● EXERCISE DESCRIPTION:
Find every line with the string "this" in it, count them, and reply with that count only.

___ EXERCISE MATERIALS

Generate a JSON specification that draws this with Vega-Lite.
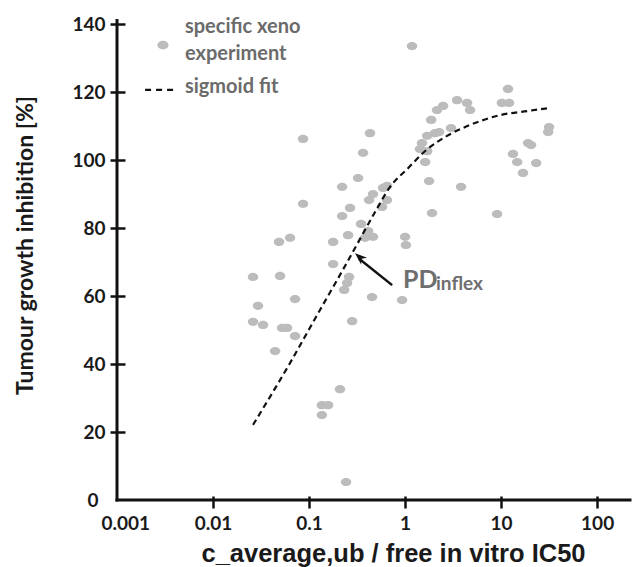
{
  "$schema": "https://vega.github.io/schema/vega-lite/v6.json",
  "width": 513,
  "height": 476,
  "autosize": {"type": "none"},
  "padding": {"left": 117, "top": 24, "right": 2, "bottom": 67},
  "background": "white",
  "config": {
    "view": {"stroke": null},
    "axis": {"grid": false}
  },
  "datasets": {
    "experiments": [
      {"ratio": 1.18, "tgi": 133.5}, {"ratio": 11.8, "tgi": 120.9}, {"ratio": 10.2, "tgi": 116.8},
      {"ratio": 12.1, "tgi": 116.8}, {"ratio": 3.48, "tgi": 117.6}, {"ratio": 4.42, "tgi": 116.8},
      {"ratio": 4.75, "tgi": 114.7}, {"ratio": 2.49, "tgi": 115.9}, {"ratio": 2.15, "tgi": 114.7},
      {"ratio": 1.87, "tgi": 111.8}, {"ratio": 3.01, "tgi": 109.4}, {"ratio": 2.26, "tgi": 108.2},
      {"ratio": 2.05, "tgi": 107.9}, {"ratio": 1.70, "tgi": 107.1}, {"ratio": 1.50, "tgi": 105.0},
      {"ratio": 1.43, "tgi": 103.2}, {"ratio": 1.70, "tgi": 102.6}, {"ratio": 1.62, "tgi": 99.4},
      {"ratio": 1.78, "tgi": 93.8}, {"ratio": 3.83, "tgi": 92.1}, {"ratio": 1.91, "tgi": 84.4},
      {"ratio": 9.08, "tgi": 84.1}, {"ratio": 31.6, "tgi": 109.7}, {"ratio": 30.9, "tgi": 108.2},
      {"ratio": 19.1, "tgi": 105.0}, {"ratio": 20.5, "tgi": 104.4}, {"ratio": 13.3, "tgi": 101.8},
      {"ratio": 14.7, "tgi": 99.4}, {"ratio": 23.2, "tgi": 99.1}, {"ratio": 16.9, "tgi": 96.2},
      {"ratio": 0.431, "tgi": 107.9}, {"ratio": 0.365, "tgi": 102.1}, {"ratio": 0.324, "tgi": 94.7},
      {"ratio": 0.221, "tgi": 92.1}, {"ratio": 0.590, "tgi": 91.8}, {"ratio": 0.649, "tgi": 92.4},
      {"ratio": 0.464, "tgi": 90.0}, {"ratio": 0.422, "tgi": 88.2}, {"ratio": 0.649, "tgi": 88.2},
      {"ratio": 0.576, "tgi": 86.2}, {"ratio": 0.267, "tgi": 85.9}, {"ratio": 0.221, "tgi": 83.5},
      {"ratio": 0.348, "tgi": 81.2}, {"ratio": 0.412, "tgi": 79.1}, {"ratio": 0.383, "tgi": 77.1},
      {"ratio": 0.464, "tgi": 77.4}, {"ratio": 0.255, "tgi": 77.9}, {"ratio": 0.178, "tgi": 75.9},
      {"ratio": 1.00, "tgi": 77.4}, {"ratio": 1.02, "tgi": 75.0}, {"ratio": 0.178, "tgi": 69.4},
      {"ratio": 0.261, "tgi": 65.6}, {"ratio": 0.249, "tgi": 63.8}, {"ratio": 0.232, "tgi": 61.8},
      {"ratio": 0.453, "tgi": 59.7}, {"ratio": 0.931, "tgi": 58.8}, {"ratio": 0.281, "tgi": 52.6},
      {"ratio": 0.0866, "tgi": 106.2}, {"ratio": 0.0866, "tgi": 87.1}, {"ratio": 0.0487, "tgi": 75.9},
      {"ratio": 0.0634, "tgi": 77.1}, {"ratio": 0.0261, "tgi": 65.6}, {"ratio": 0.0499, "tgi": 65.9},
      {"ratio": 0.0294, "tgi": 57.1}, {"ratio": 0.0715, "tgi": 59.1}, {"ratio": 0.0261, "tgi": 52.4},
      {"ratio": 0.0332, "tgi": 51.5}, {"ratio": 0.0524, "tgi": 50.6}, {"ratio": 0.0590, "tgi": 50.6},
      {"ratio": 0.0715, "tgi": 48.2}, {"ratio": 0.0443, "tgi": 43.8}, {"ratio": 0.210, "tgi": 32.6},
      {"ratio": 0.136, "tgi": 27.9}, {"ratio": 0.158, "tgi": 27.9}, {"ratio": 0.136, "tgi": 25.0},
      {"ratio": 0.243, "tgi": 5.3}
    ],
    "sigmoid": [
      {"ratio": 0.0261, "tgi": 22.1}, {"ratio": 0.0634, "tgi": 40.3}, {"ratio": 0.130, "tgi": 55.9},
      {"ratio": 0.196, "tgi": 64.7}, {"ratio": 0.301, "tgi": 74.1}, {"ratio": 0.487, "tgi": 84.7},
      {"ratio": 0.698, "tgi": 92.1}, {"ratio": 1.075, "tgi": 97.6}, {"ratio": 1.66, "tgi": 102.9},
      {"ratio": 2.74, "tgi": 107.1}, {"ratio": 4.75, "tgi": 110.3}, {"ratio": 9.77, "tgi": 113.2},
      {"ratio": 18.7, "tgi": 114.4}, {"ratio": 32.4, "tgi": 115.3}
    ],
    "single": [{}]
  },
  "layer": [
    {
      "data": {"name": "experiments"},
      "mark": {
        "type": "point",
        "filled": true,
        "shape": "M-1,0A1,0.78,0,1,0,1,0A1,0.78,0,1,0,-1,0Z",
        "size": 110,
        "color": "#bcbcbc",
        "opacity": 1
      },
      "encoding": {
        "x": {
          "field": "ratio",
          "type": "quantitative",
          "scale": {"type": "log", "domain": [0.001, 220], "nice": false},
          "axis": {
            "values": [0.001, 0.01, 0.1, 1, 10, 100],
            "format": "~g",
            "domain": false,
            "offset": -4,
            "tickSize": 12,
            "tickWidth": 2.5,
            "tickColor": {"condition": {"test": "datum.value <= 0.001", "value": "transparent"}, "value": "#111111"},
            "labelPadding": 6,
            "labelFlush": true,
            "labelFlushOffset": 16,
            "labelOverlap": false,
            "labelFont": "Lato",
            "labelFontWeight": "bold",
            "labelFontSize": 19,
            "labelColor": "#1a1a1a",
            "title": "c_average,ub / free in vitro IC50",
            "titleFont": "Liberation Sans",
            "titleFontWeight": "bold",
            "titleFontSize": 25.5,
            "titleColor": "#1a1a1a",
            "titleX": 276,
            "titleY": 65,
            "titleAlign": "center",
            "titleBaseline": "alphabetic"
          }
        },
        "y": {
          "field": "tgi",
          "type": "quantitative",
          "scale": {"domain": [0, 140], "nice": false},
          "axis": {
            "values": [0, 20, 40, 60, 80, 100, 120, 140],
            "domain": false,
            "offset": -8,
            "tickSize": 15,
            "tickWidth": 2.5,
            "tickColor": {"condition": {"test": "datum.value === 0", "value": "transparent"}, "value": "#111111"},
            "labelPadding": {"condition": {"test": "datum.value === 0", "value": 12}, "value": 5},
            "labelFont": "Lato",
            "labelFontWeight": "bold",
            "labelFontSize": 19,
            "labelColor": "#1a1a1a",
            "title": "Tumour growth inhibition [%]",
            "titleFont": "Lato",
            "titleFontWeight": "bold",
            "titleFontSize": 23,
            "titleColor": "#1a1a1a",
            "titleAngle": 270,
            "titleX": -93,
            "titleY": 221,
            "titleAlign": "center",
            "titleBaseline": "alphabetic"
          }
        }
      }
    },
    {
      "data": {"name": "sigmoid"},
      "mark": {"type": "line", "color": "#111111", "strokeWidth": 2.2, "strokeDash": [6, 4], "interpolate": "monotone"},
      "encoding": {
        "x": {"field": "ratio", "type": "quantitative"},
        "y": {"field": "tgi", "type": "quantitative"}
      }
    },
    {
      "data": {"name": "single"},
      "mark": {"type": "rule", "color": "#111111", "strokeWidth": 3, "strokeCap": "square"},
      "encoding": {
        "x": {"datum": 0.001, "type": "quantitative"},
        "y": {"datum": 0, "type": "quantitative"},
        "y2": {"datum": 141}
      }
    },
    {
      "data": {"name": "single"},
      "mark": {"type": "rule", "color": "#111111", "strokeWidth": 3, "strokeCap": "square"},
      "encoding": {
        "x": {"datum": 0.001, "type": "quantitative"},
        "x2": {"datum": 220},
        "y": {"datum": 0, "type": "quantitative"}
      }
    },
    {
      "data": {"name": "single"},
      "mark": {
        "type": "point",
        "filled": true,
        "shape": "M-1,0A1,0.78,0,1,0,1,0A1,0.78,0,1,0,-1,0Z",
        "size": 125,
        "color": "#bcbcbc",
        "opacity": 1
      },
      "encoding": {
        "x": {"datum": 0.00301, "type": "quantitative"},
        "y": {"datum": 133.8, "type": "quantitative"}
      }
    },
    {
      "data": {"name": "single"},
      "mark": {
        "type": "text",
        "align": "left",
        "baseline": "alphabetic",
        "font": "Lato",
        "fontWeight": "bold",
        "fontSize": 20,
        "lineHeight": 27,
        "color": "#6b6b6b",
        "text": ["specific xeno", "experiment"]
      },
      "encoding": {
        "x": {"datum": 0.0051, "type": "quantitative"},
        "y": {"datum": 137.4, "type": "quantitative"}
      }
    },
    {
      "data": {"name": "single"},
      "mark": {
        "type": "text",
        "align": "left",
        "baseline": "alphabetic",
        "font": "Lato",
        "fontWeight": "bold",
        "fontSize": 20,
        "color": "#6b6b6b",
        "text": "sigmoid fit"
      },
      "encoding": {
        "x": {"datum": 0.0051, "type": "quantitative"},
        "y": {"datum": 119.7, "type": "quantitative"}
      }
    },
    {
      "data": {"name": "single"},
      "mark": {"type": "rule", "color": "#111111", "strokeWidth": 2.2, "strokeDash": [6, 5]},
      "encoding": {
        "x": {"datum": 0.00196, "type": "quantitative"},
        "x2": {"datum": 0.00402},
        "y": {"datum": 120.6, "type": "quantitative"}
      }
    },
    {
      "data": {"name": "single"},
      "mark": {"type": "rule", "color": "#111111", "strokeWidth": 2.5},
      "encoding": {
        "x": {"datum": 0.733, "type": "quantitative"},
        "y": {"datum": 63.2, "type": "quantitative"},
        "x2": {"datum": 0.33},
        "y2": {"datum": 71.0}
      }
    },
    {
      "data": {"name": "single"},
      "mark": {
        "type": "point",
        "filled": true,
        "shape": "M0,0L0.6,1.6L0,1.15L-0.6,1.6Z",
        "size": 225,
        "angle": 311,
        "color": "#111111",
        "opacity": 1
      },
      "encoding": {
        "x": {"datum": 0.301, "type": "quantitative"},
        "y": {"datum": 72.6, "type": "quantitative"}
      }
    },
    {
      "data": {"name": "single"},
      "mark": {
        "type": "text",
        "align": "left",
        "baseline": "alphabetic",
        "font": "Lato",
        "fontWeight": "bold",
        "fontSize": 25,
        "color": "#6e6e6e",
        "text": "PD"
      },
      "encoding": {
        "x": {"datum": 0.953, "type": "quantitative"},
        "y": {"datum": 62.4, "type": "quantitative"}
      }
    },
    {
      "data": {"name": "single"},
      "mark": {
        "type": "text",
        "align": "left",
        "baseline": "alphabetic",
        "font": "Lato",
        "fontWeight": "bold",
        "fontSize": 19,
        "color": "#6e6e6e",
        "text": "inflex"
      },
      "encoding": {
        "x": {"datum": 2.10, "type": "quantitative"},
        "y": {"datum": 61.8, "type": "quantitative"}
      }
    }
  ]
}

______
___ EXERCISE MATERIALS

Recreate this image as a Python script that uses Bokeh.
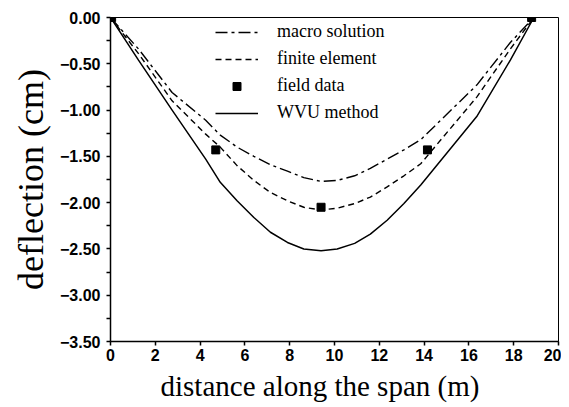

______

● FULL SOLUTION:
2